One couldn’t stop grinning...
This, after having noticed that a daily glossy broadsheet had devoted sizeable column space for a hastily-assembled compilation of the city’s most popular Irani cafes and bakeries. It went on to hail its menu, and its rustic charm, and why such spaces were important and integral to the city. Pray, why the sudden love? News of a popular café shutting down had hit headlines across city publications. Then, a few weeks later, as Navroze approached, we witnessed another round of hallelujahs to the Brun-Maska, Kheema-Pav and the other landmarks.
This, coming from a section of the press fed on gazillion food experts who for the rest of the year, choose to skip such coverage in favour of the glitz and glamour of five-star restaurants, world cuisine, and their aped versions that continue to masquerade in our city’s foodscape.

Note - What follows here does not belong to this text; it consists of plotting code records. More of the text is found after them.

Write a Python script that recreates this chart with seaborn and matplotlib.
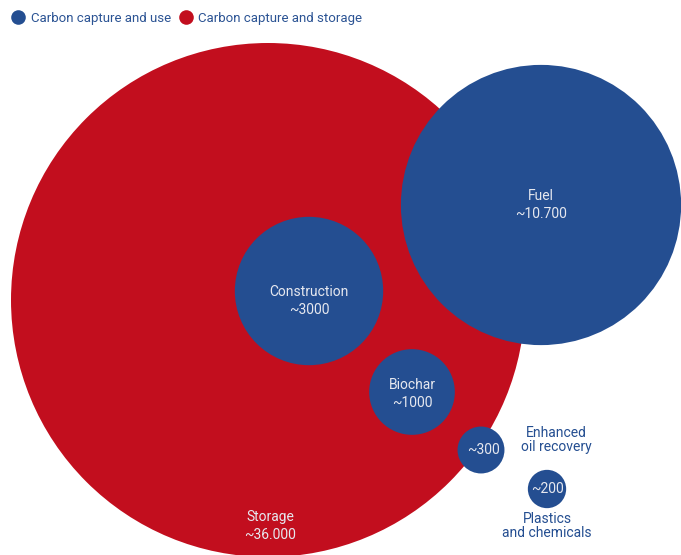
import matplotlib
matplotlib.use("Agg")
import matplotlib.pyplot as plt
from matplotlib.lines import Line2D
import seaborn as sns
import pandas as pd

# ---- data ----
categories = ["Storage", "Fuel", "Construction", "Biochar",
              "Enhanced\noil recovery", "Plastics\nand chemicals"]
values = [36000, 10700, 3000, 1000, 300, 200]
value_labels = ["~36.000", "~10.700", "~3000", "~1000", "~300", "~200"]
groups = ["Carbon capture and storage", "Carbon capture and use",
          "Carbon capture and use", "Carbon capture and use",
          "Carbon capture and use", "Carbon capture and use"]
legend_order = ["Carbon capture and use", "Carbon capture and storage"]

# ---- layout (pixel coordinates of bubble centres) ----
bx = [268, 541, 309, 412, 481, 547]
by = [300, 205, 291, 392, 450, 489]

BLUE = "#244E91"
RED = "#C20E1E"
palette = {"Carbon capture and use": BLUE, "Carbon capture and storage": RED}

sns.set_theme(style="white")
plt.rcParams["font.family"] = ["Roboto", "DejaVu Sans"]

W, H, DPI = 681, 555, 100
fig = plt.figure(figsize=(W / DPI, H / DPI), dpi=DPI)
ax = fig.add_axes([0, 0, 1, 1])

df = pd.DataFrame({"x": bx, "y": by, "value": values, "group": groups,
                   "cat": categories})

r_max_px = 257
s_max = (2 * r_max_px * 72 / DPI) ** 2
sns.scatterplot(data=df, x="x", y="y", hue="group", size="value",
                palette=palette, sizes=(0, s_max), size_norm=(0, max(values)),
                linewidth=0, alpha=1, legend=False, ax=ax)

ax.set_xlim(0, W)
ax.set_ylim(H, 0)
ax.set_axis_off()

TXT_IN = "#E6E8EF"
fs = 10
# labels inside bubbles
ax.text(270, 526, "Storage\n~36.000", ha="center", va="center", color=TXT_IN,
        fontsize=fs, linespacing=1.3)
ax.text(541, 205, "Fuel\n~10.700", ha="center", va="center", color=TXT_IN,
        fontsize=fs, linespacing=1.3)
ax.text(309, 301, "Construction\n~3000", ha="center", va="center", color=TXT_IN,
        fontsize=fs, linespacing=1.3)
ax.text(412, 394, "Biochar\n~1000", ha="center", va="center", color=TXT_IN,
        fontsize=fs, linespacing=1.3)
ax.text(483, 450, value_labels[4], ha="center", va="center", color=TXT_IN,
        fontsize=fs)
ax.text(547, 489, value_labels[5], ha="center", va="center", color=TXT_IN,
        fontsize=fs)
# labels beside small bubbles
ax.text(556, 440, categories[4], ha="center", va="center", color=BLUE,
        fontsize=fs, linespacing=1.0)
ax.text(547, 526, categories[5], ha="center", va="center", color=BLUE,
        fontsize=fs, linespacing=1.0)

handles = [Line2D([], [], marker="o", linestyle="", markersize=10.5,
                  markerfacecolor=palette[g], markeredgewidth=0)
           for g in legend_order]
leg = fig.legend(handles, legend_order, loc="upper left",
                 bbox_to_anchor=(0.0, 1.0), ncol=2, frameon=False,
                 fontsize=9.5, handletextpad=0.45, columnspacing=0.6,
                 borderaxespad=0.5, handlelength=1.0)
for t in leg.get_texts():
    t.set_color("#2C5494")

fig.savefig("out.png", dpi=DPI)
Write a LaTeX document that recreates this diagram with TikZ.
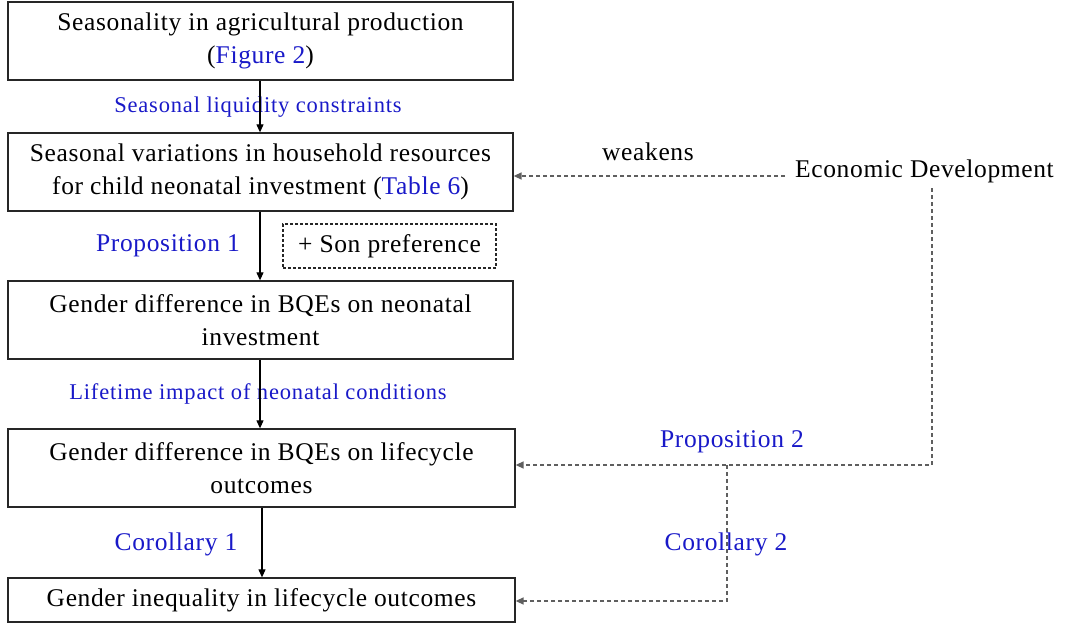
\documentclass[tikz,border=0pt]{standalone}
\usepackage{fontspec}
\setmainfont{Liberation Serif}
\newfontfamily\bigfont[LetterSpace=2.5]{Liberation Serif}
\newfontfamily\smallfont[LetterSpace=3.7]{Liberation Serif}
\usetikzlibrary{arrows.meta}
\definecolor{lblblue}{RGB}{25,25,200}
\definecolor{dashgray}{RGB}{95,95,95}
\begin{document}
\begin{tikzpicture}[x=1pt,y=-1pt,
  box/.style={draw=black!85,line width=1.3pt,minimum height=78pt,align=center,inner sep=0pt,
    font=\bigfont\fontsize{25.5}{33}\selectfont},
  solidarrow/.style={draw=black,line width=1.1pt,-{Triangle[length=8pt,width=7pt]}},
  dasharrow/.style={draw=dashgray,line width=1.5pt,dash pattern=on 4pt off 3pt,-{Triangle[length=8pt,width=7pt]}},
  bluelbl/.style={text=lblblue,font=\smallfont\fontsize{22.5}{26}\selectfont,inner sep=0pt},
  biglbl/.style={text=lblblue,font=\bigfont\fontsize{25.5}{30}\selectfont,inner sep=0pt},
  plainlbl/.style={text=black,font=\bigfont\fontsize{25.5}{30}\selectfont,inner sep=0pt}
]
\useasboundingbox (0,0) rectangle (1068,624);
\node[box,minimum width=505pt] (b1) at (260.5,41) {Seasonality in agricultural production\\(\textcolor{lblblue}{Figure 2})};
\node[box,minimum width=505pt] (b2) at (260.5,172) {Seasonal variations in household resources\\for child neonatal investment (\textcolor{lblblue}{Table 6})};
\node[box,minimum width=505pt] (b3) at (260.5,320) {Gender difference in BQEs on neonatal\\investment};
\node[box,minimum width=507pt] (b4) at (261.5,468) {Gender difference in BQEs on lifecycle\\outcomes};
\node[box,minimum width=507pt,minimum height=44pt] (b5) at (261.5,600) {Gender inequality in lifecycle outcomes};

\node[draw=black!85,line width=1.1pt,dash pattern=on 3pt off 2pt,minimum width=213pt,minimum height=44pt,inner sep=0pt,
  font=\bigfont\fontsize{25.5}{30}\selectfont] (son) at (389.5,246) {+ Son preference};

\node[plainlbl,anchor=west] (ed) at (795,171) {Economic Development};
\node[plainlbl] (wk) at (648,152) {weakens};

\node[bluelbl] (l1) at (258,107) {Seasonal liquidity constraints};
\node[biglbl] (p1) at (168,246) {Proposition 1};
\node[bluelbl] (l2) at (258,394) {Lifetime impact of neonatal conditions};
\node[biglbl] (c1) at (176,544) {Corollary 1};
\node[biglbl] (p2) at (732,442) {Proposition 2};
\node[biglbl] (c2) at (726,544) {Corollary 2};

\draw[solidarrow] (b1.south -| 260,0) -- (b2.north -| 260,0);
\draw[solidarrow] (b2.south -| 260,0) -- (b3.north -| 260,0);
\draw[solidarrow] (b3.south -| 260,0) -- (b4.north -| 260,0);
\draw[solidarrow] (b4.south -| 262,0) -- (b5.north -| 262,0);

\coordinate (edl) at (785,176);
\coordinate (edb) at (932,188);
\coordinate (j1) at (932,465);
\coordinate (j2) at (727,465);
\coordinate (j3) at (727,601);
\draw[dasharrow] (edl) -- (b2.east |- edl);
\draw[dasharrow] (edb) -- (j1) -- (b4.east |- j1);
\draw[dasharrow] (j2) -- (j3) -- (b5.east |- j3);
\end{tikzpicture}
\end{document}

This arm of our city’s heritage is often overlooked for the stardust and soufflé that come with the opening of every new glitzy restaurant every week.
We aren’t saying that this isn’t a good thing for these treasured cafes, or for the city’s rich culinary heritage, for that matter. More publicity is always welcome, especially when it’s got to do with such forgotten spaces that are being phased out for umpteen reasons, by the hour. A similar scenario is echoed with the city’s seasonal love affair during Ramzan; tours are conducted with gusto, everyone from food channels presenters stuffing their faces with Seekh Rolls to online magazines and travel rooting for Bhendi Bazar’s Nalli Nihari and Barah Handi make a beeline to this fascinating food district.

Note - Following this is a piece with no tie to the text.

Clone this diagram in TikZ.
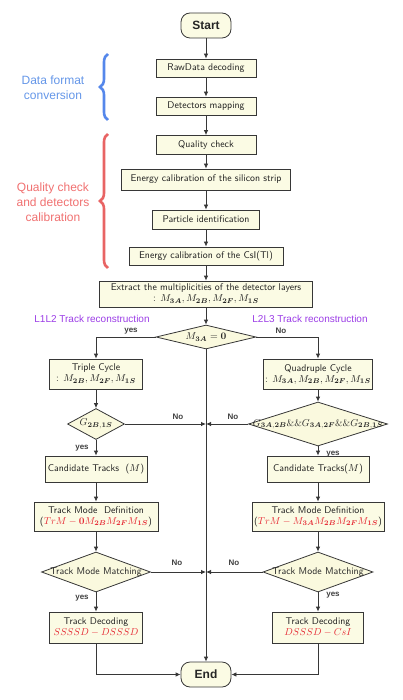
\documentclass[tikz,border=0pt]{standalone}
\usepackage{fontspec}
\usepackage{amsmath}
\usepackage{bm}
\newfontfamily\arialf{Liberation Sans}
\usetikzlibrary{shapes.geometric,arrows.meta,decorations.pathreplacing}
\definecolor{boxfill}{RGB}{251,251,228}
\definecolor{diafill}{RGB}{250,249,222}
\definecolor{lineg}{RGB}{55,55,55}
\definecolor{tred}{RGB}{230,45,55}
\definecolor{purp}{RGB}{155,60,230}
\definecolor{bluet}{RGB}{100,150,232}
\definecolor{blueb}{RGB}{85,135,235}
\definecolor{redt}{RGB}{240,112,112}
\definecolor{redb}{RGB}{232,100,100}
\tikzset{
  box/.style={draw=lineg, fill=boxfill, line width=0.8pt, text=black!88,
    font=\sffamily\fontsize{9.8}{12}\selectfont, inner xsep=2pt, inner ysep=2pt,
    align=center},
  term/.style={draw=lineg, fill=boxfill, line width=0.8pt, rounded corners=9pt,
    font=\arialf\bfseries\fontsize{12}{14}\selectfont, text=black!85,
    minimum width=50pt, minimum height=25pt},
  dia/.style={diamond, draw=lineg, fill=diafill, line width=0.8pt, inner sep=0pt},
  diatext/.style={font=\sffamily\fontsize{9.8}{12}\selectfont, text=black!85, inner sep=0pt},
  arr/.style={draw=lineg, line width=0.8pt, -{Latex[length=5pt,width=4.5pt]}},
  lab/.style={font=\arialf\bfseries\fontsize{8}{9}\selectfont, text=black!75},
  side/.style={font=\arialf\fontsize{12}{15}\selectfont, align=center},
  brc/.style={decorate, decoration={brace, amplitude=8pt}, line width=2.6pt},
}
\begin{document}
\begin{tikzpicture}[x=1pt,y=-1pt]
\useasboundingbox (0,0) rectangle (403,700);
% main column
\node[term] (start) at (206,25.5) {Start};
\node[box, minimum width=100pt, minimum height=18pt] (raw) at (206,68) {RawData decoding};
\node[box, minimum width=100pt, minimum height=18pt] (det) at (206,106) {Detectors mapping};
\node[box, minimum width=100pt, minimum height=19pt] (qc) at (206,145) {Quality check};
\node[box, minimum width=169pt, minimum height=21pt] (esi) at (206,179.5) {Energy calibration of the silicon strip};
\node[box, minimum width=107pt, minimum height=19pt] (pid) at (206,219.5) {Particle identification};
\node[box, minimum width=154pt, minimum height=18pt] (csi) at (206,256) {Energy calibration of the CsI(Tl)};
\node[box, minimum width=213pt, minimum height=26pt, inner ysep=1pt] (ext) at (206,294)
  {Extract the multiplicities of the detector layers\\[-1pt] : $M_{\bm{3A}}, M_{\bm{2B}}, M_{\bm{2F}}, M_{\bm{1S}}$};
\node[dia, minimum width=100pt, minimum height=24pt] (dec) at (206,337) {};
\node[diatext] (dect) at (dec.center) {$M_{\bm{3A}}=\bm{0}$};
% left branch
\node[box, minimum width=93pt, minimum height=30pt, inner ysep=1pt] (tri) at (96,374)
  {Triple Cycle\\[-1pt] : $M_{\bm{2B}}, M_{\bm{2F}}, M_{\bm{1S}}$};
\node[dia, minimum width=57pt, minimum height=31pt] (g1) at (96,424) {};
\node[diatext] (g1t) at (g1.center) {$G_{\bm{2B},\bm{1S}}$};
\node[box, minimum width=102pt, minimum height=26pt] (cl) at (96,469) {Candidate Tracks\ \ ($M$)};
\node[box, minimum width=124pt, minimum height=29pt, inner ysep=1pt] (tl) at (96,516.5)
  {Track Mode\ \ Definition\\[-1pt] ({\color{tred}$TrM-\bm{0}M_{\bm{2B}}M_{\bm{2F}}M_{\bm{1S}}$})};
\node[dia, minimum width=109pt, minimum height=40pt] (ml) at (96,572) {};
\node[diatext] (mlt) at (ml.center) {Track Mode Matching};
\node[box, minimum width=93pt, minimum height=31pt, inner ysep=1pt] (dl) at (96,627.5)
  {Track Decoding\\[-1pt] {\color{tred}$SSSSD-DSSSD$}};
% right branch
\node[box, minimum width=108pt, minimum height=30pt, inner ysep=1pt] (quad) at (318,374)
  {Quadruple Cycle\\[-1pt] : $M_{\bm{3A}}, M_{\bm{2B}}, M_{\bm{2F}}, M_{\bm{1S}}$};
\node[dia, minimum width=139pt, minimum height=44pt] (g2) at (318,424) {};
\node[diatext] (g2t) at (g2.center) {$G_{\bm{3A},\bm{2B}}\&\&G_{\bm{3A},\bm{2F}}\&\&G_{\bm{2B},\bm{1S}}$};
\node[box, minimum width=102pt, minimum height=26pt] (cr) at (318,469) {Candidate Tracks($M$)};
\node[box, minimum width=127pt, minimum height=29pt, inner ysep=1pt] (tr) at (318,516.5)
  {Track Mode Definition\\[-1pt] ({\color{tred}$TrM-M_{\bm{3A}}M_{\bm{2B}}M_{\bm{2F}}M_{\bm{1S}}$})};
\node[dia, minimum width=110pt, minimum height=40pt] (mr) at (318,572) {};
\node[diatext] (mrt) at (mr.center) {Track Mode Matching};
\node[box, minimum width=91pt, minimum height=31pt, inner ysep=1pt] (dr) at (318,627.5)
  {Track Decoding\\[-1pt] {\color{tred}$DSSSD-CsI$}};
\node[term] (end) at (206,674.5) {End};
% junctions
\coordinate (j1) at (206,424);
\coordinate (j2) at (206,572);
% connectors main
\draw[arr] (start) -- (raw);
\draw[arr] (raw) -- (det);
\draw[arr] (det) -- (qc);
\draw[arr] (qc) -- (esi);
\draw[arr] (esi) -- (pid);
\draw[arr] (pid) -- (csi);
\draw[arr] (csi) -- (ext);
\draw[arr] (ext) -- (dec);
\draw[arr] (dec.west) -| (tri.north);
\draw[arr] (dec.east) -| (quad.north);
\draw[arr] (dec.south) -- (end.north);
\draw[arr] (tri) -- (g1);
\draw[arr] (quad) -- (g2);
\draw[arr] (g1.east) -- (j1);
\draw[arr] (g2.west) -- (j1);
\draw[arr] (g1.south) -- (cl.north);
\draw[arr] (g2.south) -- (cr.north);
\draw[arr] (cl) -- (tl);
\draw[arr] (cr) -- (tr);
\draw[arr] (tl) -- (ml.north);
\draw[arr] (tr) -- (mr.north);
\draw[arr] (ml.east) -- (j2);
\draw[arr] (mr.west) -- (j2);
\draw[arr] (ml.south) -- (dl.north);
\draw[arr] (mr.south) -- (dr.north);
\draw[arr] (dl.south) |- (end.west);
\draw[arr] (dr.south) |- (end.east);
% connector labels
\node[lab] (y1) at (131,331) {yes};
\node[lab] (n1) at (281,331) {No};
\node[lab] (n2) at (178,417) {No};
\node[lab] (n3) at (233,417) {No};
\node[lab] (y2) at (82,448) {yes};
\node[lab] (y3) at (333,454) {yes};
\node[lab] (n4) at (177,563) {No};
\node[lab] (n5) at (234,563) {No};
\node[lab] (y4) at (82,598) {yes};
\node[lab] (y5) at (333,595) {yes};
% section labels
\node[font=\arialf\fontsize{10}{12}\selectfont, text=purp] (l12) at (92,319) {L1L2 Track reconstruction};
\node[font=\arialf\fontsize{10}{12}\selectfont, text=purp] (l23) at (310,319) {L2L3 Track reconstruction};
% braces
\coordinate (b1a) at (108,120);
\coordinate (b1b) at (108,54);
\coordinate (b2a) at (108,268);
\coordinate (b2b) at (108,134);
\draw[brc, blueb] (b1a) -- (b1b);
\draw[brc, redb] (b2a) -- (b2b);
\node[side, text=bluet] (s1) at (53,87.5) {Data format\\conversion};
\node[side, text=redt] (s2) at (53,202) {Quality check\\and detectors\\calibration};
\end{tikzpicture}
\end{document}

Having followed this beat for years, it’s interesting to note how everyone jumps on to the bandwagon to glorify its rich culinary history only when a festival draws near or the cuisine / community is in the news (read: Bhendi Bazar’s redevelopment or closure of Irani cafés). Your guess is as good as ours about dekkos for the rest of the year.
Once during a chat with an owner of a popular Irani café in the city, he chuckled about these seasonal reminiscences, remarking, tongue firmly in cheek, how cafes and bakeries were the go-to place when a reporter was hungry (and desperate) for a sound byte on the city.
And, as the buzz around news of another Irani café shutting wades through the city, it remains to be seen how long the news stays hot – just like the kadak chai and Brun-Maska that these charming spaces are known for, among other delights.